Just like the Israelites in the wilderness
here, we know all the grumblings, complainings, doubtings, and fearings that
somehow the “Moseses” of our lives and our journeys in faith, perhaps the
“Stoneys” of our communities (We may name them for ourselves!), just lead us
from crisis to crisis! From one “darned issue” to another! If it isn’t
poor people, it’s people of color! If it isn’t “them,” it’s women! If it
isn’t “them,” it GLBT people! If it isn’t “them,” it’ll be children! Or
animals! Or somebody else that just wants to be free! I mean, really, “Is
Yahweh with us, or not?” You mean, all of this mess over “issues” just
might be telling us, God is with us?! Even the issues might be of God?
When will this journey into freedom ever end? Sisters and brothers, this
God of our faith journey is, as Matthew Fox puts it, “One River, Many
Wells.” And liberation theologian Gustavo Gutierrez adds, “We drink from
our own wells!” Each one of us finds, before we can share with others
together, that deepest source of life and living, of identity and vocation,
of call and response, for ourselves! Nobody else can do it for us!
But this Jesus can sure help us get it
right. Jesus is the ever-hospitable one, ever at-home to us, wherever,
whenever, whoever, however we are. Jesus makes time for us, Jesus makes
space for us, to be just the person we are.

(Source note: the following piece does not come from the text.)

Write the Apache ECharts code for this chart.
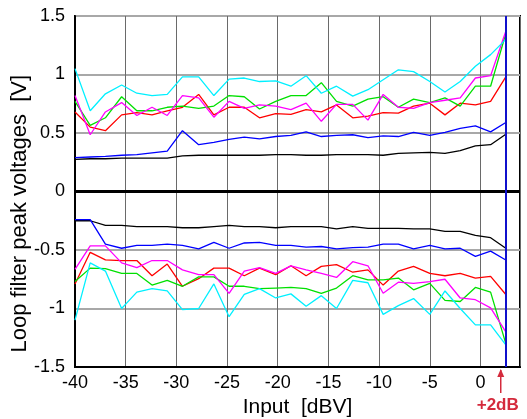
<!DOCTYPE html>
<html><head><meta charset="utf-8">
<script src="https://cdn.jsdelivr.net/npm/echarts@6/dist/echarts.min.js"></script>
<style>html,body{margin:0;padding:0;background:#fff}#c{width:527px;height:419px}</style>
</head><body><div id="c"></div>
<script>
// Input level (dBV) of each measurement
const xs = [-40, -38.5, -37, -35.4, -33.9, -32.4, -30.9, -29.4, -27.8, -26.3, -24.8, -23.3, -21.8, -20.2, -18.7, -17.2, -15.7, -14.2, -12.6, -11.1, -9.6, -8.1, -6.6, -5.0, -3.5, -2.0, -0.5, 1.0, 2.5];
const xTicks = [-40, -35, -30, -25, -20, -15, -10, -5, 0];
const yTicks = [-1.5, -1, -0.5, 0, 0.5, 1, 1.5];
const markerX = 2.0;      // "+2dB" arrow
const saturateX = 2.5;    // vertical clip line

// positive peaks
const blackU   = [0.275,0.28,0.28,0.285,0.285,0.285,0.285,0.305,0.31,0.31,0.31,0.31,0.31,0.315,0.315,0.31,0.31,0.315,0.315,0.315,0.31,0.325,0.33,0.335,0.325,0.35,0.39,0.40,0.49];
const blueU    = [0.29,0.295,0.30,0.31,0.315,0.33,0.345,0.52,0.40,0.42,0.445,0.465,0.45,0.47,0.48,0.51,0.47,0.48,0.485,0.46,0.475,0.47,0.505,0.48,0.505,0.54,0.56,0.51,0.59];
const redU     = [0.68,0.55,0.52,0.655,0.675,0.655,0.69,0.72,0.83,0.655,0.72,0.72,0.63,0.665,0.66,0.70,0.68,0.74,0.63,0.645,0.675,0.67,0.73,0.755,0.655,0.755,0.74,0.77,0.98];
const greenU   = [0.77,0.565,0.63,0.81,0.69,0.69,0.72,0.73,0.71,0.73,0.82,0.81,0.705,0.77,0.82,0.82,0.93,0.77,0.73,0.79,0.81,0.72,0.79,0.76,0.80,0.73,0.90,0.90,1.35];
const magentaU = [0.82,0.485,0.68,0.76,0.65,0.72,0.65,0.82,0.80,0.635,0.77,0.71,0.74,0.73,0.70,0.755,0.60,0.745,0.745,0.61,0.83,0.72,0.71,0.76,0.78,0.80,0.97,0.99,1.37];
const cyanU    = [1.05,0.69,0.835,0.91,0.84,0.82,0.83,0.98,0.98,0.82,0.96,0.97,0.94,0.945,0.90,0.99,0.84,0.90,0.815,0.87,0.955,1.04,1.025,0.94,0.85,0.94,1.07,1.17,1.30];
// negative peaks
const blackL   = [-0.25,-0.25,-0.29,-0.29,-0.30,-0.30,-0.30,-0.31,-0.31,-0.30,-0.29,-0.30,-0.30,-0.31,-0.30,-0.30,-0.30,-0.32,-0.30,-0.315,-0.315,-0.315,-0.32,-0.32,-0.34,-0.34,-0.375,-0.395,-0.485];
const blueL    = [-0.24,-0.24,-0.45,-0.485,-0.46,-0.46,-0.45,-0.46,-0.49,-0.435,-0.485,-0.44,-0.435,-0.46,-0.46,-0.475,-0.47,-0.49,-0.48,-0.475,-0.45,-0.45,-0.49,-0.46,-0.49,-0.485,-0.555,-0.51,-0.585];
const redL     = [-0.79,-0.52,-0.585,-0.59,-0.59,-0.72,-0.62,-0.81,-0.745,-0.655,-0.655,-0.72,-0.655,-0.71,-0.635,-0.72,-0.64,-0.625,-0.69,-0.67,-0.80,-0.68,-0.64,-0.70,-0.72,-0.70,-0.74,-0.725,-0.88];
const greenL   = [-0.77,-0.655,-0.66,-0.70,-0.70,-0.80,-0.76,-0.81,-0.73,-0.73,-0.81,-0.81,-0.83,-0.825,-0.82,-0.83,-0.87,-0.825,-0.72,-0.755,-0.755,-0.74,-0.84,-0.785,-0.93,-0.94,-0.82,-0.86,-1.30];
const magentaL = [-0.665,-0.465,-0.465,-0.61,-0.65,-0.59,-0.59,-0.67,-0.71,-0.71,-0.87,-0.68,-0.65,-0.70,-0.635,-0.67,-0.70,-0.735,-0.60,-0.635,-0.87,-0.775,-0.785,-0.77,-0.75,-0.91,-0.925,-0.995,-1.20];
const cyanL    = [-1.10,-0.61,-0.68,-1.00,-0.86,-0.83,-0.85,-1.01,-1.00,-0.79,-1.07,-0.88,-0.83,-0.91,-0.875,-0.98,-0.89,-1.0,-0.76,-0.78,-1.05,-0.975,-0.915,-1.05,-0.85,-1.0,-1.14,-1.14,-1.31];

const traces = [
  ['#000000', blackU, blackL],
  ['#0000ff', blueU, blueL],
  ['#ff0000', redU, redL],
  ['#00e000', greenU, greenL],
  ['#ff00ff', magentaU, magentaL],
  ['#00f0ff', cyanU, cyanL]
];
const pair = v => xs.map((x, i) => [x, v[i]]);
const series = [];
traces.forEach(([c, u, l]) => {
  [u, l].forEach(v => series.push({
    type: 'line', data: pair(v), symbol: 'none', clip: true,
    lineStyle: { color: c, width: 1.3 }, silent: true, animation: false
  }));
});
series.push({
  type: 'line', data: [], silent: true, animation: false,
  markLine: { symbol: 'none', silent: true, label: { show: false }, animation: false,
    data: [
      { yAxis: 0, lineStyle: { color: '#000', width: 3, type: 'solid' } },
      { xAxis: saturateX, lineStyle: { color: '#1010cc', width: 2, type: 'solid' } }
    ] }
});

const FONT = 'Liberation Sans, Arial, sans-serif';
const chart = echarts.init(document.getElementById('c'), null, { renderer: 'canvas' });
const tickFont = { fontFamily: FONT, fontSize: 18, color: '#000' };
chart.setOption({
  backgroundColor: '#fff',
  animation: false,
  grid: { left: 75, right: 7, top: 16, bottom: 52, containLabel: false, outerBoundsMode: 'none',
    show: true, borderColor: '#000', borderWidth: 2, backgroundColor: 'transparent' },
  xAxis: {
    type: 'value', min: -40, max: 3.9, interval: 5,
    axisLine: { show: true, onZero: false, lineStyle: { color: '#000', width: 2 } },
    axisTick: { show: false },
    splitLine: { show: true, lineStyle: { color: '#6a6a6a', width: 1 } },
    axisLabel: Object.assign({ margin: 7, showMaxLabel: false,
      formatter: v => xTicks.includes(v) ? String(v) : '' }, tickFont),
    name: 'Input  [dBV]', nameLocation: 'middle', nameGap: 18,
    nameTextStyle: { fontFamily: FONT, fontSize: 21, color: '#000', verticalAlign: 'top' }
  },
  yAxis: {
    type: 'value', min: -1.5, max: 1.5, interval: 0.5,
    axisLine: { show: true, onZero: false, lineStyle: { color: '#000', width: 2 } },
    axisTick: { show: false },
    splitLine: { show: true, lineStyle: { color: '#a8a8a8', width: 2 } },
    axisLabel: Object.assign({ margin: 10, formatter: v => yTicks.includes(v) ? String(v) : '' }, tickFont)
  },
  series: series
});

// annotations positioned through the chart's own scale
const px = chart.convertToPixel({ gridIndex: 0 }, [markerX, -1.5]);
const mid = chart.convertToPixel({ gridIndex: 0 }, [-40, -0.19]);
chart.setOption({
  graphic: [
    { type: 'text', x: mid[0] - 55, y: mid[1], rotation: Math.PI / 2,
      style: { text: 'Loop filter peak voltages  [V]', fill: '#000', font: '22px ' + FONT, align: 'center', verticalAlign: 'middle' }, silent: true },
    { type: 'line', shape: { x1: px[0], y1: px[1] + 3, x2: px[0], y2: px[1] + 26 }, style: { stroke: '#d42a3c', lineWidth: 1.5 }, silent: true },
    { type: 'polygon', shape: { points: [[px[0], px[1] + 2], [px[0] - 3.5, px[1] + 10], [px[0] + 3.5, px[1] + 10]] }, style: { fill: '#d42a3c' }, silent: true },
    { type: 'text', x: px[0] - 3, y: px[1] + 38, style: { text: '+2dB', fill: '#d42a3c', font: 'bold 17px ' + FONT, align: 'center', verticalAlign: 'middle' }, silent: true }
  ]
});
</script></body></html>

But Jesus always invites us,
encourages and empowers us, to go more deeply into ourselves, into the
wellsprings of our life and living, than we ever have dared or determined to
go before. With Jesus our places of worship may become places of such
well-being, such wellness, for us and for others. Such places are neither
the mountaintop of Samaria, nor the temple of Jerusalem, nor any petty
partisan and sectarian place, as this woman and Jesus debate. Rather, our
places of worship are “new places” for us each week, “third places,”
alternative places to all other places in our lives, if we will – where we
are fully free, and freely full, to meet God and meet one another, in Spirit
and in truth.
Sisters and brothers, in this place, we can
begin to “let down,” – let down not only whatever our “buckets,” whatever
our “water jars,” whatever our “rocks” and our “stones,” our “hard places”
and our “rough edges,” -- whatever the burdens we carry, the barriers we
face – Notice how this woman, once she finds courage and power with Jesus,
just leaves by the wellspring of new life her water jar, sign of all the
confines, all the constraints of old life, as she runs off to spread the
good news! In this place, we can begin to let down as well every defense
and every pretense, every fear and every ignorance, of one another and of
our selves!
With that faith, in God, in Jesus, in
others, and in our selves, let us say, Amen.